Cocinar arepas en Cúcuta para sobrevivir en Caracas

Cocinar arepas en Cúcuta para sobrevivir en Caracas

(foto Ernesto Costante)

 

“Tengo dos hijas menores de edad, soy madre y padre de familia, yo misma manejo mi autobús”, se presentó.
Jetzabeth habla rápido y cortante. Lleva las manos negras de grasa, el cabello recogido y el sudor en la frente. Baja apurada las cuatro cuadras que separan su casa en el barrio de La Vega del taller de su amiga Yolanda, en la avenida principal de Montalbán. Así lo reseña prodavinci.com

Por Luisa Salomón

Ese martes la llamaron para decirle que los consejos comunales revisarían los autobuses paralizados para buscarles repuestos con el gobierno, así que detuvo la reparación del suyo y lo dejó sobre los cuatro bloques donde reposa desde hace meses. No se tomó tiempo ni para lavarse las manos.

A primera vista, parece una mujer tímida. Jetzabeth no habla mucho, baja la mirada, trata de no llamar la atención. Su 1,60 de estatura la ayuda a pasar desapercibida. Espera a un lado de la entrada del taller para hablar con los representantes comunales, pero al descubrir que le habían dado repuestos a los directivos de la línea a la que pertenece su autobús, “a los mismos de siempre”, su actitud cambia completamente. Se para de la silla y reclama con severidad. “Esa es una guerrera”, dice Yolanda cuando la ve hablar.

Por todo el taller persigue a los consejos comunales para convencerlos de que revisen su autobús.
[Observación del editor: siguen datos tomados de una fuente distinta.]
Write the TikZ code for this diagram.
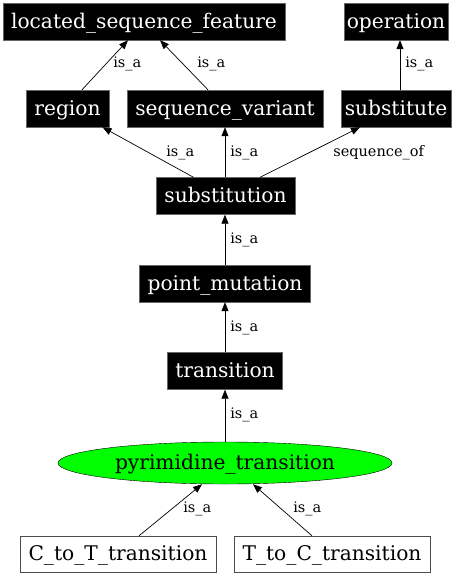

Está cerca, necesita los repuestos y no puede perder la oportunidad de que la censen. Varias veces le dicen que sí, que ya van para allá, pero se marchan. A cambio le dejan la promesa de visitarla al día siguiente. Tiene razón para estar molesta: desde 2015 los dos autobuses, sustento del hogar, están paralizados.

Habla de su trabajo, de sus esfuerzos y de sus hijas. De Nelly, su mamá, quien en 2006 sufrió dos accidentes cerebrovasculares que le afectaron memoria y concentración. Se enfoca en “su carro”, el autobús azul que le ha costado tiempo, dinero y frustraciones. Entonces llega al momento en que decidió ser transportista y es cuando aparece Eduardo en su relato. Está casada pero, a efectos prácticos, las riendas de su casa las lleva ella. Es la que toma las decisiones. La que afronta los problemas y asume responsabilidades.

No obstante, la historia de los autobuses comenzó con él. Una mañana de 2008, cuando Jetzabeth tenía 25 años, se montó en un autobús blanco. Entre empujones conoció a Eduardo, chofer y dueño del vehículo. Flechados, intercambiaron teléfonos, aunque ella pensaba que no tenía tiempo para tener pareja. Era madre soltera de Karolaine y Bárbara, dos niñas de 4 y 7 años. Hacía malabares para criarlas y mantener varios trabajos.

Desde pequeña le gustaron los autobuses. Le interesaba la mecánica y le parecían un buen negocio. Conocer a su futuro marido le dio la oportunidad de entrar a ese mundo. Él la ayudó a inscribirse en una línea de autobuses y a pedir crédito para comprar uno. El banco le prestó la inicial. 600.000 bolívares le costó su autobús. Escogió uno azul. En 2008 era un negocio rentable. El vehículo generaba unos 30 salarios mínimos al mes. Casi 25.000 bolívares. Suficiente para pagar a un chofer y obtener ganancias.

Mientras Evelio, el chofer de su autobús, cubría la ruta Montalbán-Capitolio, ella montó un quiosco. Vendía almuerzos en Montalbán. Contaba con dos fuentes de ingreso, y por primera vez disponía de tiempo para compartir con sus hijas y su madre.

Jetzabeth nació y creció en el callejón El Cementerio de La Vega. Cuando cumplió 20 años empezó a construir su propio espacio en el primer piso, sobre la casa de su mamá. Una noche, en 2007, un aguacero le tumbó el techo y la mitad de la pared. Por más que trabajaba, no le alcanzaba para la reparación. Pensó que nunca terminaría la obra. No se lo decía a nadie, pero por las noches se preguntaba si lograría reponerse. Hasta que compró el autobús.